Creating Makefile in src/support



Creating Makefile in src/main



Creating Makefile in src/ap



Creating Makefile in src/regex



Creating Makefile in src/os/unix



Creating Makefile in src/modules/standard



===> src



===> src/os/unix



gcc -c  -I../../os/unix -I../../include   -DSOLARIS2=260 `../../apaci` os.c



gcc -c  -I../../os/unix -I../../include   -DSOLARIS2=260 `../../apaci` os-inline.c



rm -f libos.a



ar cr libos.a os.o os-inline.o



ranlib libos.a



<=== src/os/unix

You’ll see a whole lot more like this till it’s done.

If it fails with a bad-sounding error message, you might want to try downloading the precompiled binary. Or if you’re on Linux, get the RPM (RedHat Package Manager) version for it.

Once the compilation is done, test the binary to make sure it works. I usually do something like this:

cooke@mymachine:/tmp/apache_1.3.4% cd src cooke@mymachine:/tmp/apache_1.3.4/src% ./httpd -l 

Which returns:

Compiled-in modules:



  http_core.c



  mod_env.c



  mod_log_config.c



  mod_mime.c



  mod_negotiation.c



  mod_status.c



  mod_include.c



  mod_autoindex.c



  mod_dir.c



  mod_cgi.c



  mod_asis.c



  mod_imap.c



  mod_actions.c



  mod_userdir.c



  mod_alias.c



  mod_access.c



  mod_auth.c



  mod_setenvif.c

The httpd -1 switch lists the modules that have been compiled into Apache without starting up the program.

Apache assumes that you want it’s root directory to be /usr/local/apache/ (called the ServerRoot) and that the configuration file used to start the server will be /usr/local/apache/conf/httpd.conf. If that’s all OK with you, go ahead and copy the httpd file to /usr/local/apache/bin/ (after making that directory, of course!).

Now let’s see what’s in the sample configuration files!

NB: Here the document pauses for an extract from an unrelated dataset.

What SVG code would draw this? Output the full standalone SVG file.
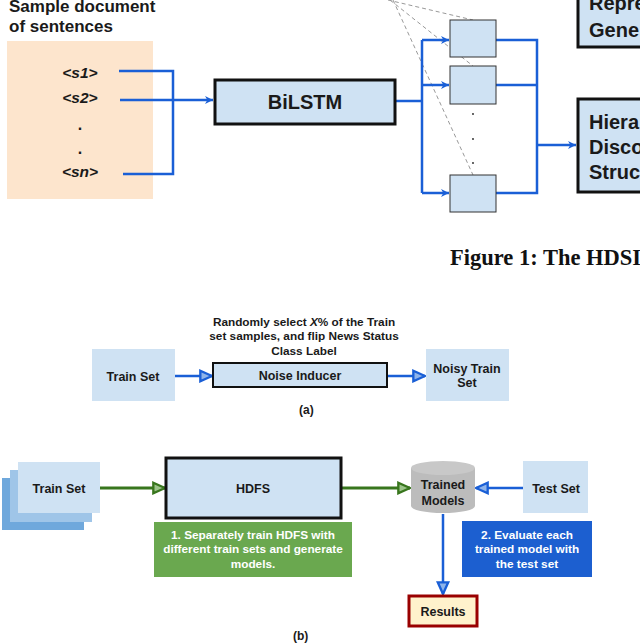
<svg xmlns="http://www.w3.org/2000/svg" width="640" height="644" viewBox="0 0 640 644">
<defs>
<style>
.t{font-family:"Liberation Sans",Arial,sans-serif;font-weight:bold;fill:#1a1a1a}
.w{font-family:"Liberation Sans",Arial,sans-serif;font-weight:bold;fill:#ffffff}
.blue{stroke:#1a5fd6;stroke-width:2.5;fill:none}
.green{stroke:#38761d;stroke-width:3;fill:none}
.lb{fill:#cfe2f3}
.dash{stroke:#999;stroke-width:1;stroke-dasharray:4,3;fill:none}
</style>
<marker id="ab" viewBox="0 0 10 10" refX="10" refY="5" markerWidth="8" markerHeight="8" markerUnits="userSpaceOnUse" orient="auto">
<path d="M0,0 L10,5 L0,10 L3,5 Z" fill="#1a5fd6"/>
</marker>
<marker id="ob" viewBox="0 0 12 12" refX="11" refY="6" markerWidth="14" markerHeight="14" markerUnits="userSpaceOnUse" orient="auto">
<path d="M1,1.5 L11,6 L1,10.5 Z" fill="#8fb4ea" stroke="#1a5fd6" stroke-width="2"/>
</marker>
<marker id="og" viewBox="0 0 12 12" refX="11" refY="6" markerWidth="14" markerHeight="14" markerUnits="userSpaceOnUse" orient="auto">
<path d="M1,1.5 L11,6 L1,10.5 Z" fill="#9cc48a" stroke="#38761d" stroke-width="2"/>
</marker>
</defs>
<rect width="640" height="644" fill="#ffffff"/>

<g id="doc">
<text class="t" x="9" y="12" font-size="17">Sample document</text>
<text class="t" x="9" y="32" font-size="17">of sentences</text>
<rect x="7" y="41" width="146" height="158" fill="#fde5cd"/>
<text class="t" x="80" y="78" font-size="15.5" font-style="italic" text-anchor="middle">&lt;s1&gt;</text>
<text class="t" x="80" y="103" font-size="15.5" font-style="italic" text-anchor="middle">&lt;s2&gt;</text>
<text class="t" x="80" y="130" font-size="16" text-anchor="middle">.</text>
<text class="t" x="80" y="154" font-size="16" text-anchor="middle">.</text>
<text class="t" x="80" y="177" font-size="15.5" font-style="italic" text-anchor="middle">&lt;sn&gt;</text>
</g>

<g id="dashes">
<path class="dash" d="M388,0 L473,20"/>
<path class="dash" d="M390,0 L473,66"/>
<path class="dash" d="M393,0 L473,175"/>
</g>

<g id="connectors">
<path class="blue" d="M119,71 L173,71 L173,174 L123,174"/>
<path class="blue" d="M120,100 L213,100" marker-end="url(#ab)"/>
<path class="blue" d="M395,101 L422,101"/>
<path class="blue" d="M422,40 L422,193"/>
<path class="blue" d="M422,40 L449,40" marker-end="url(#ab)"/>
<path class="blue" d="M422,85 L449,85" marker-end="url(#ab)"/>
<path class="blue" d="M422,193 L449,193" marker-end="url(#ab)"/>
<path class="blue" d="M496,40 L537,40 L537,193 L496,193"/>
<path class="blue" d="M496,85 L537,85"/>
<path class="blue" d="M537,145 L576,145" marker-end="url(#ab)"/>

<path class="blue" d="M175,376 L212,376" marker-end="url(#ob)"/>
<path class="blue" d="M387,376 L425,376" marker-end="url(#ob)"/>

<path class="green" d="M100,488 L165,488" marker-end="url(#og)"/>
<path class="green" d="M341,488 L410,488" marker-end="url(#og)"/>
<path class="blue" d="M523,488 L476,488" marker-end="url(#ob)"/>
<path class="blue" d="M443,514 L443,594" marker-end="url(#ob)"/>
</g>

<g id="bilstm">
<rect x="215" y="80" width="180" height="44" class="lb" stroke="#111" stroke-width="3"/>
<text class="t" x="305" y="109" font-size="20" text-anchor="middle">BiLSTM</text>
</g>
<g id="box1"><rect x="450" y="20" width="46" height="37" class="lb" stroke="#333" stroke-width="1"/></g>
<g id="box2"><rect x="450" y="66" width="46" height="38" class="lb" stroke="#333" stroke-width="1"/></g>
<g id="box3"><rect x="450" y="175" width="46" height="37" class="lb" stroke="#333" stroke-width="1"/></g>
<g id="vdots" fill="#222">
<circle cx="473" cy="114" r="0.9"/><circle cx="473" cy="139" r="0.9"/><circle cx="473" cy="163" r="0.9"/>
</g>
<g id="repr">
<rect x="578" y="-10" width="70" height="57" class="lb" stroke="#111" stroke-width="3"/>
<text class="t" x="589" y="10" font-size="20">Repre</text>
<text class="t" x="589" y="37" font-size="20">Gene</text>
</g>
<g id="hier">
<rect x="578" y="99" width="70" height="93" class="lb" stroke="#111" stroke-width="3"/>
<text class="t" x="589" y="129" font-size="20">Hiera</text>
<text class="t" x="589" y="154" font-size="20">Disco</text>
<text class="t" x="589" y="179" font-size="20">Struc</text>
</g>
<text x="450" y="265" font-family="Liberation Serif,'Times New Roman',serif" font-weight="bold" font-size="22.5" fill="#111">Figure 1: The HDSI</text>

<g id="trainA">
<rect x="92" y="349" width="83" height="52" class="lb"/>
<text class="t" x="133" y="381" font-size="12.5" text-anchor="middle">Train Set</text>
</g>
<g id="noise">
<text class="t" x="304" y="326" font-size="11.8" text-anchor="middle">Randomly select <tspan font-style="italic">X</tspan>% of the Train</text>
<text class="t" x="304" y="340" font-size="11.8" text-anchor="middle">set samples, and flip News Status</text>
<text class="t" x="304" y="355" font-size="11.8" text-anchor="middle">Class Label</text>
<rect x="213" y="363" width="174" height="24" class="lb" stroke="#111" stroke-width="2"/>
<text class="t" x="300" y="380" font-size="12.5" text-anchor="middle">Noise Inducer</text>
</g>
<g id="noisy">
<rect x="426" y="349" width="83" height="52" class="lb"/>
<text class="t" x="467" y="373" font-size="12.5" text-anchor="middle">Noisy Train</text>
<text class="t" x="467" y="387" font-size="12.5" text-anchor="middle">Set</text>
</g>
<text class="t" x="299" y="414" font-size="12">(a)</text>

<g id="trainB">
<rect x="2" y="478" width="82" height="52" fill="#6fa8dc"/>
<rect x="10" y="470" width="82" height="52" fill="#9fc5e8"/>
<rect x="18" y="462" width="82" height="51" fill="#cfe2f3"/>
<text class="t" x="59" y="493" font-size="12.5" text-anchor="middle">Train Set</text>
</g>
<g id="hdfs">
<rect x="166" y="458" width="175" height="60" class="lb" stroke="#111" stroke-width="3"/>
<text class="t" x="253" y="493" font-size="12.5" text-anchor="middle">HDFS</text>
</g>
<g id="note1">
<rect x="154" y="522" width="198" height="55" fill="#6aa84f"/>
<text class="w" x="253" y="539" font-size="11.8" text-anchor="middle">1. Separately train HDFS with</text>
<text class="w" x="253" y="553" font-size="11.8" text-anchor="middle">different train sets and generate</text>
<text class="w" x="253" y="568" font-size="11.8" text-anchor="middle">models.</text>
</g>
<g id="models">
<path d="M411,468 L411,506 A32,7 0 0 0 475,506 L475,468 Z" fill="#bcbcbc"/>
<ellipse cx="443" cy="468" rx="32" ry="7" fill="#c8c8c8"/>
<text class="t" x="443" y="489" font-size="12.5" text-anchor="middle">Trained</text>
<text class="t" x="443" y="505" font-size="12.5" text-anchor="middle">Models</text>
</g>
<g id="testset">
<rect x="523" y="461" width="65" height="52" class="lb"/>
<text class="t" x="556" y="493" font-size="12.5" text-anchor="middle">Test Set</text>
</g>
<g id="note2">
<rect x="462" y="521" width="130" height="56" fill="#1c5fd0"/>
<text class="w" x="527" y="539" font-size="11.8" text-anchor="middle">2. Evaluate each</text>
<text class="w" x="527" y="553" font-size="11.8" text-anchor="middle">trained model with</text>
<text class="w" x="527" y="568" font-size="11.8" text-anchor="middle">the test set</text>
</g>
<g id="results">
<rect x="409" y="596" width="68" height="30" fill="#fff2cc" stroke="#990000" stroke-width="3"/>
<text class="t" x="443" y="616" font-size="12.5" text-anchor="middle">Results</text>
</g>
<text class="t" x="293" y="640" font-size="12">(b)</text>
</svg>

(You’re almost there – trust me.)

Configuring Apache

Now that you have a working binary (you can tell by using one of the command-line switches, like ./httpd -l), it’s time to configure it. This is the biggest part of the job sometimes, and there are so many options available that it may be worth buying a book, like the recently revised O’Reilly book on Apache, which is pretty good. But if you’re like me, you’ll just mess with the configuration and let the book sit on your shelf until you run into some problem you can’t figure out.

The basic steps are pretty easy to lay out:

See that httpd.conf-dist and all of the other distribution .conf files in the /conf/ subdirectory lose the -dist suffix. All of the directives (Apache commands) are listed on Apache’s Web site, which is the best source for documentation. And many people can just use the standard versions of the .conf files and be perfectly happy. If you run ./httpd -h, you’ll see a complete list of directives that the binary supports (this neat trick helps if you forget what something is called).

You’ll also need to specify the username that Apache uses. (“Nobody” is the canonical standard, but you can use anything you want.) Make sure that the username you choose has permissions to do things on your server, like read, write, and execute appropriate files and directories. Get the permissions issues ironed out early because they can and do bite you in the butt later.

You’ll soon want to do things like access control for certain documents or directories, match different HTML files for different browsers, or do funky server-side rewriting of URLs for your own funky reasons. Get down with your bad self! Apache has an answer for your troubles. Sometimes the answer is easy, and sometimes it is hard. I never promised you a rose garden.

But using Apache opens the way to lots of other cool open-source projects like PHP, a great scripting interface to databases and sort of a competitor to ASP, and mod_perl, a way to embed Perl programs into your binary and make them bitchin’ fast.

There are a few ways to run the thing once it’s compiled and configured. Most people just type /usr/local/apache/src/httpd, and Apache happily chugs along – if you’ve configured it correctly. If you haven’t, you may see an error at the command line with the configuration directive you’ve botched or you may see an error in the error_log, which lives by default in /usr/local/apache/logs.

As in all things, your mileage may vary. But Apache does pretty well. There are many reasons it’s the most popular Web server in the world besides the fact that it’s free.